Emilio Estevez
Molly Ringwald
Judd Nelson
Anthony Michael Hall
Ally Sheedy
Paul Gleason
John Kapelos

John Hughes



Time: 92 mins.
Rating: R
Genre: High School/Comedy

SYNOPSIS: Five vastly different high school students meet in detention where boredom allows them to open up and leads them to discover they have a lot more in common than they thought.

BOTTOM LINE: It's hard for me to write objectively about films I saw when I was a teenager, especially ones that really spoke to me, such as THE BREAKFAST CLUB. I think this has become a classic because it hits on issues that everyone can understand. I'm sure many people relate more to one character than another – either the Prom Queen, the Athlete, the Brain, the Delinquent or the Freak – but Hughes gives each of them more depth than one would expect from a teen comedy.

This story gets to the heart of high school where everyone tries to live up to their label afraid they will be discovered to be something different than they are perceived. For one day, they are able to shed their skins and be themselves, unafraid of the consequences...since once this ordeal is over they'll never speak to each other again. Their confinement gives them a freedom from the expectations of their parents and peers, a gift none of them will ever forget. They learn to look beyond the facade to see the real person underneath.
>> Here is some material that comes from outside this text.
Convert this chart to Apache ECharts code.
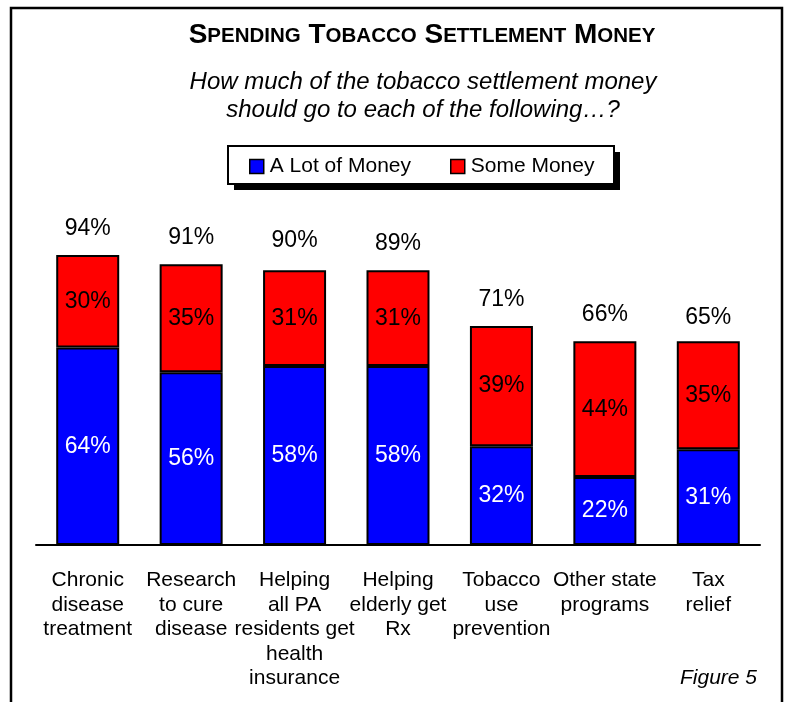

I know it sounds horribly deep for a comedy, but Hughes and company are able to get the point across through both dramatic moments and clever one-liners. It's hard to believe that watching kids while away a day in detention could be so much fun. Everyone is perfectly cast. Each bringing something new and unexpected to their characters, making the whole more important than shining individually. Paul Gleeson, as the bitter, fed-up principal is priceless. If you have to only be remembered for one role, this is a pretty hilarious one. It's his loathsome behavior that bands our ragtag group together.

It's amazing how Hughes was able to capture the angst and emotions of growing up in the 80s over and over again. However, his films have endured because they focus on rites of passage everyone is forced to go through. They don't make teen comedies this endearing and funny very often. A definite must-see.

"Screws just fall out all the time, the world is an imperfect place."